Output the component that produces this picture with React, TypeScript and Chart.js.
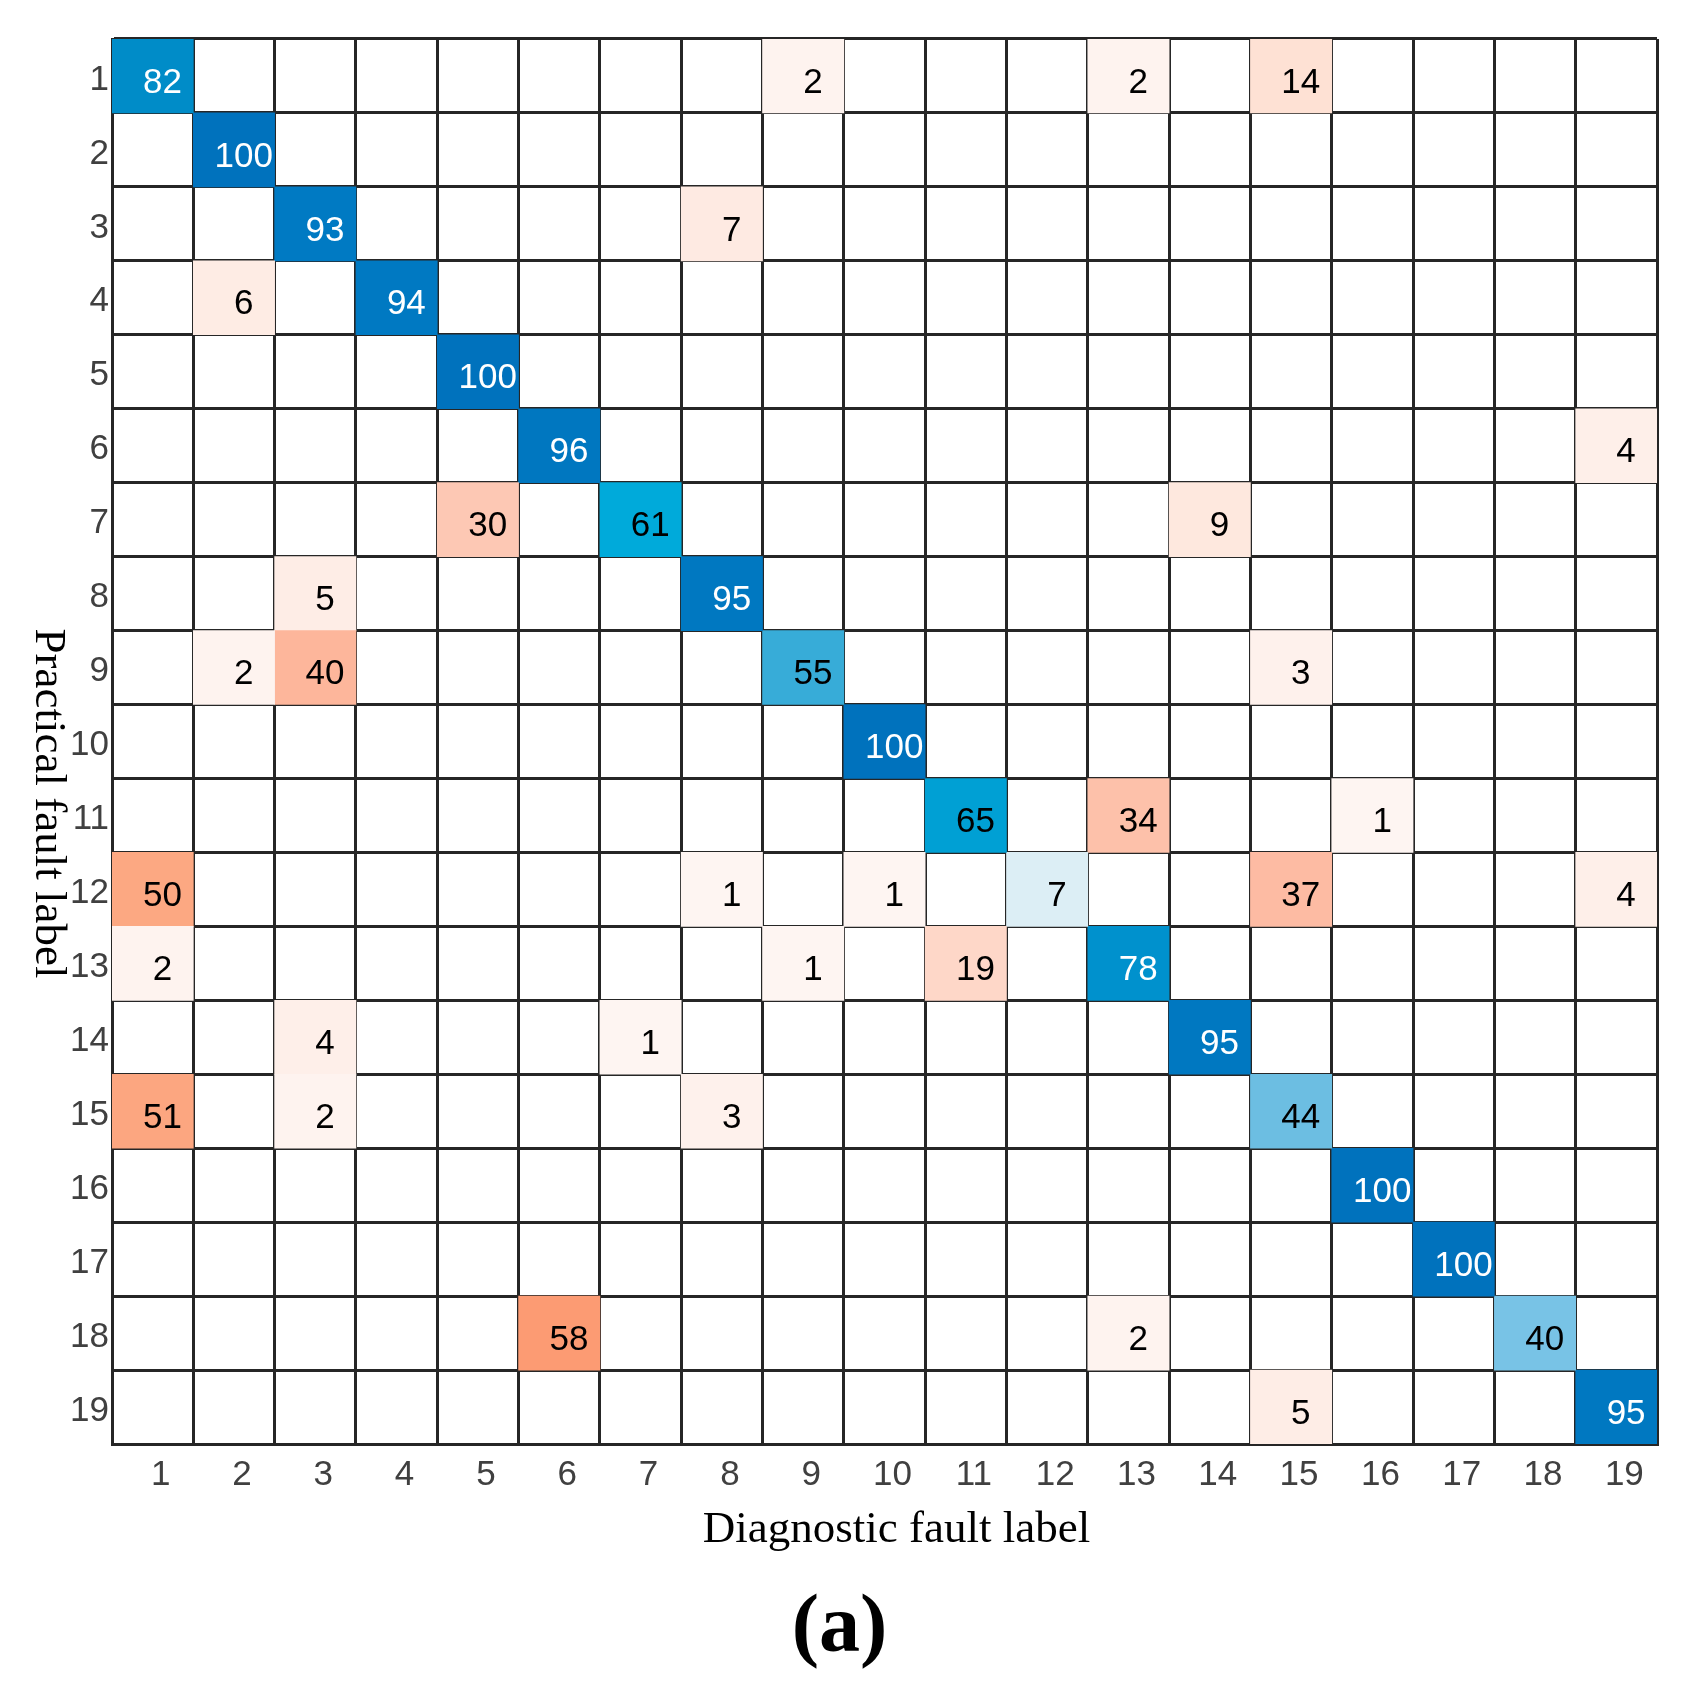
import React, { useEffect, useRef } from "react";
import { Chart, registerables } from "chart.js";

Chart.register(...registerables);

// ---- data ----
const rowLabels = ["1", "2", "3", "4", "5", "6", "7", "8", "9", "10", "11", "12", "13", "14", "15", "16", "17", "18", "19"];
const colLabels = ["1", "2", "3", "4", "5", "6", "7", "8", "9", "10", "11", "12", "13", "14", "15", "16", "17", "18", "19"];
// rows: practical fault label, columns: diagnostic fault label
const confusion: number[][] = [
  [82, 0, 0, 0, 0, 0, 0, 0, 2, 0, 0, 0, 2, 0, 14, 0, 0, 0, 0],
  [0, 100, 0, 0, 0, 0, 0, 0, 0, 0, 0, 0, 0, 0, 0, 0, 0, 0, 0],
  [0, 0, 93, 0, 0, 0, 0, 7, 0, 0, 0, 0, 0, 0, 0, 0, 0, 0, 0],
  [0, 6, 0, 94, 0, 0, 0, 0, 0, 0, 0, 0, 0, 0, 0, 0, 0, 0, 0],
  [0, 0, 0, 0, 100, 0, 0, 0, 0, 0, 0, 0, 0, 0, 0, 0, 0, 0, 0],
  [0, 0, 0, 0, 0, 96, 0, 0, 0, 0, 0, 0, 0, 0, 0, 0, 0, 0, 4],
  [0, 0, 0, 0, 30, 0, 61, 0, 0, 0, 0, 0, 0, 9, 0, 0, 0, 0, 0],
  [0, 0, 5, 0, 0, 0, 0, 95, 0, 0, 0, 0, 0, 0, 0, 0, 0, 0, 0],
  [0, 2, 40, 0, 0, 0, 0, 0, 55, 0, 0, 0, 0, 0, 3, 0, 0, 0, 0],
  [0, 0, 0, 0, 0, 0, 0, 0, 0, 100, 0, 0, 0, 0, 0, 0, 0, 0, 0],
  [0, 0, 0, 0, 0, 0, 0, 0, 0, 0, 65, 0, 34, 0, 0, 1, 0, 0, 0],
  [50, 0, 0, 0, 0, 0, 0, 1, 0, 1, 0, 7, 0, 0, 37, 0, 0, 0, 4],
  [2, 0, 0, 0, 0, 0, 0, 0, 1, 0, 19, 0, 78, 0, 0, 0, 0, 0, 0],
  [0, 0, 4, 0, 0, 0, 1, 0, 0, 0, 0, 0, 0, 95, 0, 0, 0, 0, 0],
  [51, 0, 2, 0, 0, 0, 0, 3, 0, 0, 0, 0, 0, 0, 44, 0, 0, 0, 0],
  [0, 0, 0, 0, 0, 0, 0, 0, 0, 0, 0, 0, 0, 0, 0, 100, 0, 0, 0],
  [0, 0, 0, 0, 0, 0, 0, 0, 0, 0, 0, 0, 0, 0, 0, 0, 100, 0, 0],
  [0, 0, 0, 0, 0, 58, 0, 0, 0, 0, 0, 0, 2, 0, 0, 0, 0, 40, 0],
  [0, 0, 0, 0, 0, 0, 0, 0, 0, 0, 0, 0, 0, 0, 5, 0, 0, 0, 95],
];
const xTitle = "Diagnostic fault label";
const yTitle = "Practical fault label";
const caption = "(a)";

// ---- colour scales (style) ----
type Stop = [number, number, number, number];
const blueStops: Stop[] = [
  [0, 255, 255, 255],
  [7, 220, 238, 245],
  [40, 120, 195, 230],
  [44, 108, 190, 226],
  [55, 55, 172, 216],
  [61, 0, 170, 218],
  [65, 0, 160, 212],
  [78, 0, 145, 205],
  [82, 0, 140, 200],
  [93, 0, 122, 195],
  [100, 0, 114, 189],
];
const redStops: Stop[] = [
  [0, 255, 255, 255],
  [1, 254, 245, 242],
  [5, 254, 237, 230],
  [14, 254, 225, 212],
  [19, 254, 215, 200],
  [30, 253, 200, 180],
  [40, 253, 182, 155],
  [50, 252, 168, 130],
  [58, 252, 155, 115],
  [100, 240, 100, 60],
];
function interp(stops: Stop[], v: number): string {
  for (let i = 1; i < stops.length; i++) {
    const a = stops[i - 1];
    const b = stops[i];
    if (v <= b[0]) {
      const t = (v - a[0]) / (b[0] - a[0] || 1);
      const r = Math.round(a[1] + (b[1] - a[1]) * t);
      const g = Math.round(a[2] + (b[2] - a[2]) * t);
      const bl = Math.round(a[3] + (b[3] - a[3]) * t);
      return `rgb(${r},${g},${bl})`;
    }
  }
  const l = stops[stops.length - 1];
  return `rgb(${l[1]},${l[2]},${l[3]})`;
}
function cellColor(r: number, c: number, v: number): string {
  return r === c ? interp(blueStops, v) : interp(redStops, v);
}

const GRID = "#262626";
const TICK = "#404040";
const SANS = '"Liberation Sans", Arial, sans-serif';
const SERIF = '"Liberation Serif", "Times New Roman", serif';

const valuePlugin = {
  id: "cellValues",
  afterDatasetsDraw(chart: any) {
    const ctx = chart.ctx as CanvasRenderingContext2D;
    ctx.save();
    ctx.font = `35px ${SANS}`;
    ctx.textAlign = "center";
    ctx.textBaseline = "middle";
    chart.data.datasets.forEach((_ds: any, ci: number) => {
      const meta = chart.getDatasetMeta(ci);
      meta.data.forEach((el: any, ri: number) => {
        const v = confusion[ri][ci];
        if (!v) return;
        const p = el.getProps(["x", "y", "base"], true);
        const w = Math.abs(p.x - p.base);
        const cx = (p.x + p.base) / 2 + w * 0.12;
        ctx.fillStyle = ri === ci && v >= 70 ? "#ffffff" : "#000000";
        ctx.fillText(String(v), cx, p.y + 7);
      });
    });
    ctx.restore();
  },
};

const titlePlugin = {
  id: "titles",
  afterDraw(chart: any) {
    const ctx = chart.ctx as CanvasRenderingContext2D;
    const a = chart.chartArea;
    ctx.save();
    ctx.fillStyle = "#000000";
    // x title
    ctx.font = `45px ${SERIF}`;
    ctx.textAlign = "center";
    ctx.textBaseline = "alphabetic";
    ctx.fillText(xTitle, (a.left + a.right) / 2 + 12, a.bottom + 98);
    // caption
    ctx.font = `bold 82px ${SERIF}`;
    ctx.fillText(caption, (a.left + a.right) / 2 - 45, a.bottom + 207);
    // y title (rotated clockwise)
    ctx.font = `45px ${SERIF}`;
    ctx.translate(40, (a.top + a.bottom) / 2 + 62);
    ctx.rotate(Math.PI / 2);
    ctx.textBaseline = "middle";
    ctx.fillText(yTitle, 0, 0);
    ctx.restore();
  },
};

export default function App() {
  const ref = useRef<HTMLCanvasElement | null>(null);
  useEffect(() => {
    if (!ref.current) return;
    const datasets = colLabels.map((_c, ci) => ({
      label: colLabels[ci],
      xAxisID: "xv",
      yAxisID: "y",
      data: rowLabels.map((_r, ri) => (confusion[ri][ci] > 0 ? [ci + 0.5, ci + 1.5] : null)),
      backgroundColor: rowLabels.map((_r, ri) => cellColor(ri, ci, confusion[ri][ci])),
      borderWidth: 0,
      barPercentage: 1,
      categoryPercentage: 1,
      grouped: false,
    }));
    const chart = new Chart(ref.current, {
      type: "bar",
      data: { labels: rowLabels, datasets: datasets as any },
      options: {
        indexAxis: "y",
        animation: false,
        responsive: false,
        layout: { padding: { top: 31, right: 30, left: 0, bottom: 0 } },
        plugins: { legend: { display: false }, tooltip: { enabled: false }, title: { display: false } },
        scales: {
          xv: {
            type: "linear",
            axis: "x",
            min: 0.5,
            max: 19.5,
            display: false,
          },
          x: {
            type: "category",
            labels: colLabels,
            position: "bottom",
            offset: true,
            z: 1,
            grid: { offset: true, color: GRID, lineWidth: 3, drawTicks: false },
            border: { display: true, color: GRID, width: 3 },
            ticks: { color: TICK, font: { family: SANS, size: 35 }, padding: 10, labelOffset: 8, maxRotation: 0, autoSkip: false },
            afterFit: (s: any) => {
              s.height = 236;
            },
          },
          y: {
            type: "category",
            position: "left",
            offset: true,
            z: 1,
            grid: { offset: true, color: GRID, lineWidth: 3, drawTicks: false },
            border: { display: true, color: GRID, width: 3 },
            ticks: { color: TICK, font: { family: SANS, size: 35 }, padding: 3, labelOffset: 4, autoSkip: false },
            afterFit: (s: any) => {
              s.width = 104;
            },
          },
        } as any,
      },
      plugins: [valuePlugin, titlePlugin],
    });
    return () => chart.destroy();
  }, []);
  return (
    <div style={{ width: 1679, height: 1672 }}>
      <canvas ref={ref} width={1679} height={1672} style={{ display: "block" }} />
    </div>
  );
}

##############################

* **Aim**
Begin at the top of the material above and output each line exactly, stopping after the line that holds "Chart.register(...registerables);". Leave out pictures.

* **Solution**
Output the component that produces this picture with React, TypeScript and Chart.js.
import React, { useEffect, useRef } from "react";
import { Chart, registerables } from "chart.js";

Chart.register(...registerables);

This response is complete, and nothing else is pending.